BRIEF:
Without the pictures, copy all the entries below exactly.

Source code of charts
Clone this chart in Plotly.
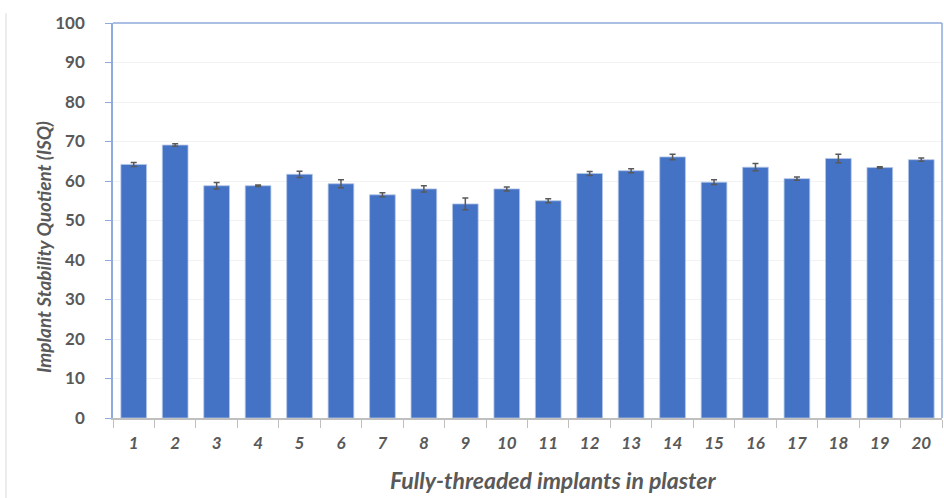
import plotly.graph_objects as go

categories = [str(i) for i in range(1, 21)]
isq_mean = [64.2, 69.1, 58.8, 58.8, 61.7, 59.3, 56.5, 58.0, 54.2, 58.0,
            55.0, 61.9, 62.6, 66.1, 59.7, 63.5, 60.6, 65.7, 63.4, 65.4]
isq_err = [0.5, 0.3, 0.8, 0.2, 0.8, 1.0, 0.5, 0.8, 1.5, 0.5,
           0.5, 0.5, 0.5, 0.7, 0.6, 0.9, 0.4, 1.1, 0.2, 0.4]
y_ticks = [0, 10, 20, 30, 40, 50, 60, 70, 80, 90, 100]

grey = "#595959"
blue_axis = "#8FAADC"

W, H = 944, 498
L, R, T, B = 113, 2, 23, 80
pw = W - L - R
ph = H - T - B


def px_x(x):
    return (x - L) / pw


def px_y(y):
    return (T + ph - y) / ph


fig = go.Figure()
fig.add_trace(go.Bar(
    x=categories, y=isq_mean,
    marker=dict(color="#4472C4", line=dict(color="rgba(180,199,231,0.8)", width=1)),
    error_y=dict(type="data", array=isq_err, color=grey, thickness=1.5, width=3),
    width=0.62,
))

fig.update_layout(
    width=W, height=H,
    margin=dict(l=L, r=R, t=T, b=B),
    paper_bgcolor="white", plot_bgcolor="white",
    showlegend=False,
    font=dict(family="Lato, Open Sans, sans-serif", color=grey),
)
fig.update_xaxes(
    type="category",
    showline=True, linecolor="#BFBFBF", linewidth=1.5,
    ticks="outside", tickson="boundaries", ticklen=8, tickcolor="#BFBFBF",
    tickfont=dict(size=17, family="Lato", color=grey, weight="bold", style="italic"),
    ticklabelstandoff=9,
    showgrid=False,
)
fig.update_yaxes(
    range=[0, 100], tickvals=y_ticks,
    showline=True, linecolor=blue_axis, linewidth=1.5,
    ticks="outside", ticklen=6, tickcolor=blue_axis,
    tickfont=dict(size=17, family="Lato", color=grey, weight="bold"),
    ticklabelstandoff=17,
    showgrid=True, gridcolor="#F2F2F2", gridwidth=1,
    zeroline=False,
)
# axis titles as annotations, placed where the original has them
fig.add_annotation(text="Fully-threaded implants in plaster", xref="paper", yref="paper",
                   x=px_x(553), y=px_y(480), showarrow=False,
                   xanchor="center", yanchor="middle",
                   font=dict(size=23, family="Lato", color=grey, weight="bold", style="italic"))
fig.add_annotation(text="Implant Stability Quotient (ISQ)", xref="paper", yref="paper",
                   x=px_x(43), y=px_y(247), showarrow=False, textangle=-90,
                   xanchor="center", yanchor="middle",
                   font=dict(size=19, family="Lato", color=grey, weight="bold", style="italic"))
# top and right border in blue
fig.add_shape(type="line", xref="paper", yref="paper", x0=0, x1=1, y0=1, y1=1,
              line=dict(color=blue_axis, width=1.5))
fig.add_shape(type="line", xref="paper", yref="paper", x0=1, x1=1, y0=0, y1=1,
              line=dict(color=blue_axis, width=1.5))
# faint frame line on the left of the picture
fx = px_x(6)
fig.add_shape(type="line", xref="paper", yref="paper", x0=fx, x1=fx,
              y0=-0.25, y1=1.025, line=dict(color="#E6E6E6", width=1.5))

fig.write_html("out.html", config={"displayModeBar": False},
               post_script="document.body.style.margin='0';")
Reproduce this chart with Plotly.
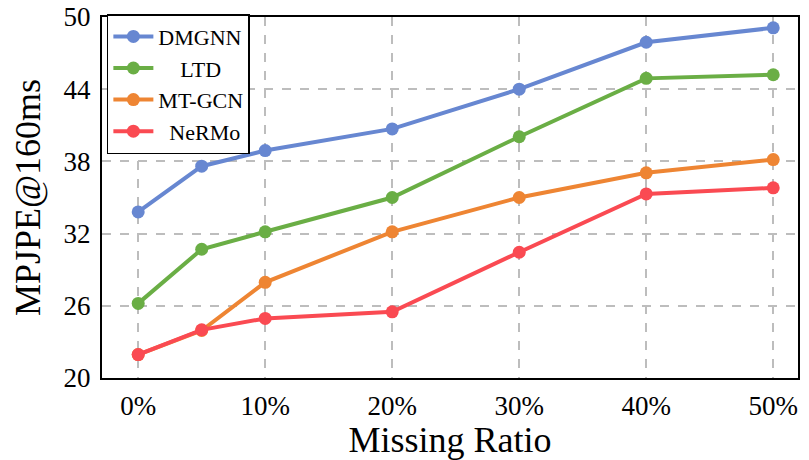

EXPECTED ANSWER:
Clone this chart in Plotly.
import plotly.graph_objects as go

categories = [str(i) for i in range(1, 21)]
isq_mean = [64.2, 69.1, 58.8, 58.8, 61.7, 59.3, 56.5, 58.0, 54.2, 58.0,
            55.0, 61.9, 62.6, 66.1, 59.7, 63.5, 60.6, 65.7, 63.4, 65.4]
isq_err = [0.5, 0.3, 0.8, 0.2, 0.8, 1.0, 0.5, 0.8, 1.5, 0.5,
           0.5, 0.5, 0.5, 0.7, 0.6, 0.9, 0.4, 1.1, 0.2, 0.4]
y_ticks = [0, 10, 20, 30, 40, 50, 60, 70, 80, 90, 100]

grey = "#595959"
blue_axis = "#8FAADC"

W, H = 944, 498
L, R, T, B = 113, 2, 23, 80
pw = W - L - R
ph = H - T - B


def px_x(x):
    return (x - L) / pw


def px_y(y):
    return (T + ph - y) / ph


fig = go.Figure()
fig.add_trace(go.Bar(
    x=categories, y=isq_mean,
    marker=dict(color="#4472C4", line=dict(color="rgba(180,199,231,0.8)", width=1)),
    error_y=dict(type="data", array=isq_err, color=grey, thickness=1.5, width=3),
    width=0.62,
))

fig.update_layout(
    width=W, height=H,
    margin=dict(l=L, r=R, t=T, b=B),
    paper_bgcolor="white", plot_bgcolor="white",
    showlegend=False,
    font=dict(family="Lato, Open Sans, sans-serif", color=grey),
)
fig.update_xaxes(
    type="category",
    showline=True, linecolor="#BFBFBF", linewidth=1.5,
    ticks="outside", tickson="boundaries", ticklen=8, tickcolor="#BFBFBF",
    tickfont=dict(size=17, family="Lato", color=grey, weight="bold", style="italic"),
    ticklabelstandoff=9,
    showgrid=False,
)
fig.update_yaxes(
    range=[0, 100], tickvals=y_ticks,
    showline=True, linecolor=blue_axis, linewidth=1.5,
    ticks="outside", ticklen=6, tickcolor=blue_axis,
    tickfont=dict(size=17, family="Lato", color=grey, weight="bold"),
    ticklabelstandoff=17,
    showgrid=True, gridcolor="#F2F2F2", gridwidth=1,
    zeroline=False,
)
# axis titles as annotations, placed where the original has them
fig.add_annotation(text="Fully-threaded implants in plaster", xref="paper", yref="paper",
                   x=px_x(553), y=px_y(480), showarrow=False,
                   xanchor="center", yanchor="middle",
                   font=dict(size=23, family="Lato", color=grey, weight="bold", style="italic"))
fig.add_annotation(text="Implant Stability Quotient (ISQ)", xref="paper", yref="paper",
                   x=px_x(43), y=px_y(247), showarrow=False, textangle=-90,
                   xanchor="center", yanchor="middle",
                   font=dict(size=19, family="Lato", color=grey, weight="bold", style="italic"))
# top and right border in blue
fig.add_shape(type="line", xref="paper", yref="paper", x0=0, x1=1, y0=1, y1=1,
              line=dict(color=blue_axis, width=1.5))
fig.add_shape(type="line", xref="paper", yref="paper", x0=1, x1=1, y0=0, y1=1,
              line=dict(color=blue_axis, width=1.5))
# faint frame line on the left of the picture
fx = px_x(6)
fig.add_shape(type="line", xref="paper", yref="paper", x0=fx, x1=fx,
              y0=-0.25, y1=1.025, line=dict(color="#E6E6E6", width=1.5))

fig.write_html("out.html", config={"displayModeBar": False},
               post_script="document.body.style.margin='0';")
Reproduce this chart with Plotly.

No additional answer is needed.